* _Exercise prompt_: Give every line again exactly as it appears, please, but not the pictures.
* * * * * * *
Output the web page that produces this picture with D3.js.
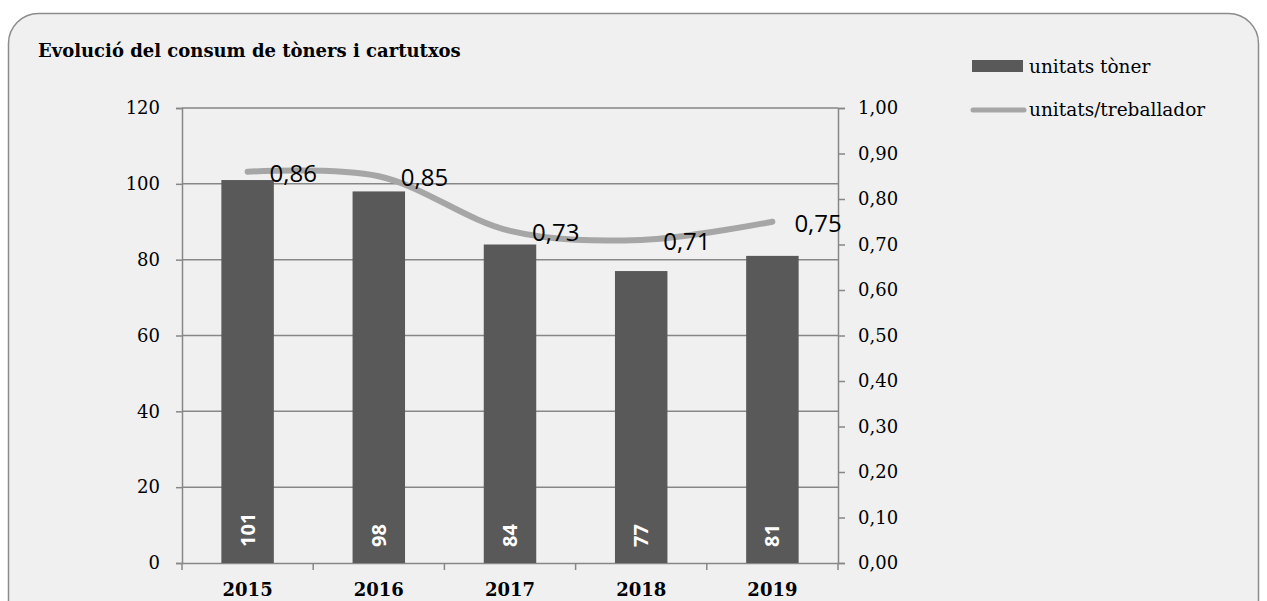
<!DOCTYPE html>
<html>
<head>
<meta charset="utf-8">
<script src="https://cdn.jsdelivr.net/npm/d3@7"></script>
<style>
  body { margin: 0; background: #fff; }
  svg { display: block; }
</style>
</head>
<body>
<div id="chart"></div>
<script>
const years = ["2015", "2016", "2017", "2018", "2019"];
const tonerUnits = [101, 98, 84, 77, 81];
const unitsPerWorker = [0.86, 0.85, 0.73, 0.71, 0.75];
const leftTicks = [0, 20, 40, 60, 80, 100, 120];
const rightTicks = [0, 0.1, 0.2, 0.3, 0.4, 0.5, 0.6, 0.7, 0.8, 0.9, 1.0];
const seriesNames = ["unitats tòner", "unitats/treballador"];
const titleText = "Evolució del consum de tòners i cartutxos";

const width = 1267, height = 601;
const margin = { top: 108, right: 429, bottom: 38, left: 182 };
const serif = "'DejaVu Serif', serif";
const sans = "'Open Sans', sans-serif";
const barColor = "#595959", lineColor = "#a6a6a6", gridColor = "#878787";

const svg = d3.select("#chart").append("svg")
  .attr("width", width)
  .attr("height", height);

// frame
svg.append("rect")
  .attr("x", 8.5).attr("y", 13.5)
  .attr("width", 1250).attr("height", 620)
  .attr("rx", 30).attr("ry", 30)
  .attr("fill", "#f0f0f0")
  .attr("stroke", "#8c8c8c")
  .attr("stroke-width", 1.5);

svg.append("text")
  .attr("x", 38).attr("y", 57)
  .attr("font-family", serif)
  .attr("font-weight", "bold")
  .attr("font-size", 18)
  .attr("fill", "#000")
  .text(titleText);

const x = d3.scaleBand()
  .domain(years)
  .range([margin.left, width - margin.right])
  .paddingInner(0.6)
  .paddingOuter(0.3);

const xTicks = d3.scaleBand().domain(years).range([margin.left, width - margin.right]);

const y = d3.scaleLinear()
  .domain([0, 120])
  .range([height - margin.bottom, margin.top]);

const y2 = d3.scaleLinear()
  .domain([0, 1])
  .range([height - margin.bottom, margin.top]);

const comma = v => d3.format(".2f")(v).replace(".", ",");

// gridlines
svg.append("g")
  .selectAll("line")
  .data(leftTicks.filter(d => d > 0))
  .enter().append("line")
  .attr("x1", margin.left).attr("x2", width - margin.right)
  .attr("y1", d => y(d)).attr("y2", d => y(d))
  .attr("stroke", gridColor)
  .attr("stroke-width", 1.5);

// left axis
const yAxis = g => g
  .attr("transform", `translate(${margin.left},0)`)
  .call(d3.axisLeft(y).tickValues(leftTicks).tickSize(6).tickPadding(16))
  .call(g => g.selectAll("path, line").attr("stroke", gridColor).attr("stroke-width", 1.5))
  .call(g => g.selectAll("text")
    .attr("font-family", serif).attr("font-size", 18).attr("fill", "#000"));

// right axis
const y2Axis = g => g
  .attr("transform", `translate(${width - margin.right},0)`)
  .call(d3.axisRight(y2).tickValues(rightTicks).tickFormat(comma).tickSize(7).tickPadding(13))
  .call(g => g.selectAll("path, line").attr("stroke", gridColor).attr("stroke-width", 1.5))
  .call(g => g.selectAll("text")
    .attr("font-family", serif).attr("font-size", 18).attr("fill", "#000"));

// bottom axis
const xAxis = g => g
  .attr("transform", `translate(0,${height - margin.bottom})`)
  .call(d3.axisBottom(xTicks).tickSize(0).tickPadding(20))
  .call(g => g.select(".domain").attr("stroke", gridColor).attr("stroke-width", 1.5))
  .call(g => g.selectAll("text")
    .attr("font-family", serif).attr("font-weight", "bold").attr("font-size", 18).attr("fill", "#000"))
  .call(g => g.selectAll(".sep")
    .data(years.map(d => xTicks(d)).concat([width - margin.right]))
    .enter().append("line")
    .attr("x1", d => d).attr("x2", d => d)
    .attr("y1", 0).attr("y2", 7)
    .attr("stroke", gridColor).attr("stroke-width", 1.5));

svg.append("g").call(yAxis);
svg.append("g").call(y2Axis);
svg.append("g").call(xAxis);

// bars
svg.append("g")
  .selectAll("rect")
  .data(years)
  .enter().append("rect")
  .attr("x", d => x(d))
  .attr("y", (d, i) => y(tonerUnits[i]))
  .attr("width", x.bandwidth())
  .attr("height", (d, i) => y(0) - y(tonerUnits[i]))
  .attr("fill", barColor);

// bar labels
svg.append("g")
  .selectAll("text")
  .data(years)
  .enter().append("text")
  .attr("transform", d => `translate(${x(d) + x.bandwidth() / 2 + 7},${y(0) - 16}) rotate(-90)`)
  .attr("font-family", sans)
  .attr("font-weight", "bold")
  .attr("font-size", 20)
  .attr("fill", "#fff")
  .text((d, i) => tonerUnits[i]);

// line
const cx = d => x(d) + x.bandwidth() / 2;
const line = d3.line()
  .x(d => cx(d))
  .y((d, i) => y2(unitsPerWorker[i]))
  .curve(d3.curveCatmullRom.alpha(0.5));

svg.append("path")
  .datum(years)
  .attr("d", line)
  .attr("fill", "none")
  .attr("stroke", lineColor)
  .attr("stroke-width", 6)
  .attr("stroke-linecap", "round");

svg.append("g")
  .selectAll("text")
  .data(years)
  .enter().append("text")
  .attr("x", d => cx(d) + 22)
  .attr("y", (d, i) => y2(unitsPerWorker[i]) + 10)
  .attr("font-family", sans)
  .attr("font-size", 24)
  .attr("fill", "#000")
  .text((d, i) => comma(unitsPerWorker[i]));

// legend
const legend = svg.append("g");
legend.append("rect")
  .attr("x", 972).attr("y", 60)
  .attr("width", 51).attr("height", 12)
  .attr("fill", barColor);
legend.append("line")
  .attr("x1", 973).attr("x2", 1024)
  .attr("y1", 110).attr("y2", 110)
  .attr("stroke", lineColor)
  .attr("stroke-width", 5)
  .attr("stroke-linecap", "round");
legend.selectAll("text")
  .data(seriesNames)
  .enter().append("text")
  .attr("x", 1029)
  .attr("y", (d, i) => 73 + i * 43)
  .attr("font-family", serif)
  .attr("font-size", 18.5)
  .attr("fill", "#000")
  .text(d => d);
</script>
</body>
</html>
* * * * * * *
* _The response_:
Output the web page that produces this picture with D3.js.
<!DOCTYPE html>
<html>
<head>
<meta charset="utf-8">
<script src="https://cdn.jsdelivr.net/npm/d3@7"></script>
<style>
  body { margin: 0; background: #fff; }
  svg { display: block; }
</style>
</head>
<body>
<div id="chart"></div>
<script>
const years = ["2015", "2016", "2017", "2018", "2019"];
const tonerUnits = [101, 98, 84, 77, 81];
const unitsPerWorker = [0.86, 0.85, 0.73, 0.71, 0.75];
const leftTicks = [0, 20, 40, 60, 80, 100, 120];
const rightTicks = [0, 0.1, 0.2, 0.3, 0.4, 0.5, 0.6, 0.7, 0.8, 0.9, 1.0];
const seriesNames = ["unitats tòner", "unitats/treballador"];
const titleText = "Evolució del consum de tòners i cartutxos";

const width = 1267, height = 601;
const margin = { top: 108, right: 429, bottom: 38, left: 182 };
const serif = "'DejaVu Serif', serif";
const sans = "'Open Sans', sans-serif";
const barColor = "#595959", lineColor = "#a6a6a6", gridColor = "#878787";

const svg = d3.select("#chart").append("svg")
  .attr("width", width)
  .attr("height", height);

// frame
svg.append("rect")
  .attr("x", 8.5).attr("y", 13.5)
  .attr("width", 1250).attr("height", 620)
  .attr("rx", 30).attr("ry", 30)
  .attr("fill", "#f0f0f0")
  .attr("stroke", "#8c8c8c")
  .attr("stroke-width", 1.5);

svg.append("text")
  .attr("x", 38).attr("y", 57)
  .attr("font-family", serif)
  .attr("font-weight", "bold")
  .attr("font-size", 18)
  .attr("fill", "#000")
  .text(titleText);

const x = d3.scaleBand()
  .domain(years)
  .range([margin.left, width - margin.right])
  .paddingInner(0.6)
  .paddingOuter(0.3);

const xTicks = d3.scaleBand().domain(years).range([margin.left, width - margin.right]);

const y = d3.scaleLinear()
  .domain([0, 120])
  .range([height - margin.bottom, margin.top]);

const y2 = d3.scaleLinear()
  .domain([0, 1])
  .range([height - margin.bottom, margin.top]);

const comma = v => d3.format(".2f")(v).replace(".", ",");

// gridlines
svg.append("g")
  .selectAll("line")
  .data(leftTicks.filter(d => d > 0))
  .enter().append("line")
  .attr("x1", margin.left).attr("x2", width - margin.right)
  .attr("y1", d => y(d)).attr("y2", d => y(d))
  .attr("stroke", gridColor)
  .attr("stroke-width", 1.5);

// left axis
const yAxis = g => g
  .attr("transform", `translate(${margin.left},0)`)
  .call(d3.axisLeft(y).tickValues(leftTicks).tickSize(6).tickPadding(16))
  .call(g => g.selectAll("path, line").attr("stroke", gridColor).attr("stroke-width", 1.5))
  .call(g => g.selectAll("text")
    .attr("font-family", serif).attr("font-size", 18).attr("fill", "#000"));

// right axis
const y2Axis = g => g
  .attr("transform", `translate(${width - margin.right},0)`)
  .call(d3.axisRight(y2).tickValues(rightTicks).tickFormat(comma).tickSize(7).tickPadding(13))
  .call(g => g.selectAll("path, line").attr("stroke", gridColor).attr("stroke-width", 1.5))
  .call(g => g.selectAll("text")
    .attr("font-family", serif).attr("font-size", 18).attr("fill", "#000"));

// bottom axis
const xAxis = g => g
  .attr("transform", `translate(0,${height - margin.bottom})`)
  .call(d3.axisBottom(xTicks).tickSize(0).tickPadding(20))
  .call(g => g.select(".domain").attr("stroke", gridColor).attr("stroke-width", 1.5))
  .call(g => g.selectAll("text")
    .attr("font-family", serif).attr("font-weight", "bold").attr("font-size", 18).attr("fill", "#000"))
  .call(g => g.selectAll(".sep")
    .data(years.map(d => xTicks(d)).concat([width - margin.right]))
    .enter().append("line")
    .attr("x1", d => d).attr("x2", d => d)
    .attr("y1", 0).attr("y2", 7)
    .attr("stroke", gridColor).attr("stroke-width", 1.5));

svg.append("g").call(yAxis);
svg.append("g").call(y2Axis);
svg.append("g").call(xAxis);

// bars
svg.append("g")
  .selectAll("rect")
  .data(years)
  .enter().append("rect")
  .attr("x", d => x(d))
  .attr("y", (d, i) => y(tonerUnits[i]))
  .attr("width", x.bandwidth())
  .attr("height", (d, i) => y(0) - y(tonerUnits[i]))
  .attr("fill", barColor);

// bar labels
svg.append("g")
  .selectAll("text")
  .data(years)
  .enter().append("text")
  .attr("transform", d => `translate(${x(d) + x.bandwidth() / 2 + 7},${y(0) - 16}) rotate(-90)`)
  .attr("font-family", sans)
  .attr("font-weight", "bold")
  .attr("font-size", 20)
  .attr("fill", "#fff")
  .text((d, i) => tonerUnits[i]);

// line
const cx = d => x(d) + x.bandwidth() / 2;
const line = d3.line()
  .x(d => cx(d))
  .y((d, i) => y2(unitsPerWorker[i]))
  .curve(d3.curveCatmullRom.alpha(0.5));

svg.append("path")
  .datum(years)
  .attr("d", line)
  .attr("fill", "none")
  .attr("stroke", lineColor)
  .attr("stroke-width", 6)
  .attr("stroke-linecap", "round");

svg.append("g")
  .selectAll("text")
  .data(years)
  .enter().append("text")
  .attr("x", d => cx(d) + 22)
  .attr("y", (d, i) => y2(unitsPerWorker[i]) + 10)
  .attr("font-family", sans)
  .attr("font-size", 24)
  .attr("fill", "#000")
  .text((d, i) => comma(unitsPerWorker[i]));

// legend
const legend = svg.append("g");
legend.append("rect")
  .attr("x", 972).attr("y", 60)
  .attr("width", 51).attr("height", 12)
  .attr("fill", barColor);
legend.append("line")
  .attr("x1", 973).attr("x2", 1024)
  .attr("y1", 110).attr("y2", 110)
  .attr("stroke", lineColor)
  .attr("stroke-width", 5)
  .attr("stroke-linecap", "round");
legend.selectAll("text")
  .data(seriesNames)
  .enter().append("text")
  .attr("x", 1029)
  .attr("y", (d, i) => 73 + i * 43)
  .attr("font-family", serif)
  .attr("font-size", 18.5)
  .attr("fill", "#000")
  .text(d => d);
</script>
</body>
</html>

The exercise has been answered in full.